И вот, Ронни опять за рулем, теперь он вез Надю на контрольный осмотр.
Спокойствие жены ставило его в тупик, но не столько диагноз его пугал, как бессилие перед ним. Он не мог потерять Надю, только с ней он был по настоящему счастливым человеком, а без нее разве он сможет жить?
Дорога шла вдоль моря, которое успокоилось и притихло, а волны лениво накатывались на берег и пропадали в песке. Надя чувствовала одиночество, которому не нужны попутчики, и ее удивляло то, что она никак не может осмыслить сущность своей кончины, неотвратимой при таком диагнозе. 

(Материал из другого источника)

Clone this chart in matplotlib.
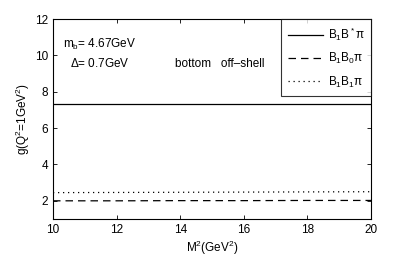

Вдруг Ронни резко затормозил и припарковался у обочины, прижавшись в песчаным дюнам.
– Что случилось, Ронни?
– Отец всех небесных сил, – не отвечая, заговорил муж, словно в машине он был один, – Я слаб и грешен, но я сейчас перед тобой с опущенной головой, прошу, как искупленный кровью Христа, прощения. Прости меня, что мало я заботился о той, которую ты мне дал в жены, с которой я обручен, которую люблю, но не могу сберечь. Исцели мою Надю, ты сможешь, во имя Иисуса Христа.
Прочитав молитву «Отче наш», которую подхватила и Надя, они вновь отправились в путь, чтобы услышать медицинский прогноз, выставленный докторами.
 На контрольных снимках легких были только признаки расширения бронхов, а опухоль исчезла, на что доктор радостно развел руками. 
Надя понимала, что ее исцеление от рака произошло по божьей милости, но почему такое чудо  случилось именно с ней, она не могла для себя объяснить.   
Это оставалось тайной ее судьбы, которая не давала женщине покоя, пока на одном из воскресный богослужений она на услышала, как пастор, объяснял слова Христа: если кто положит душу свою за ближнего своего, то спасет ее.
Теперь Надя знала, что исцеление зависело от ее личного выбора, когда она решила в своей немощи заботиться о заболевшем муже, и от его молитв за нее.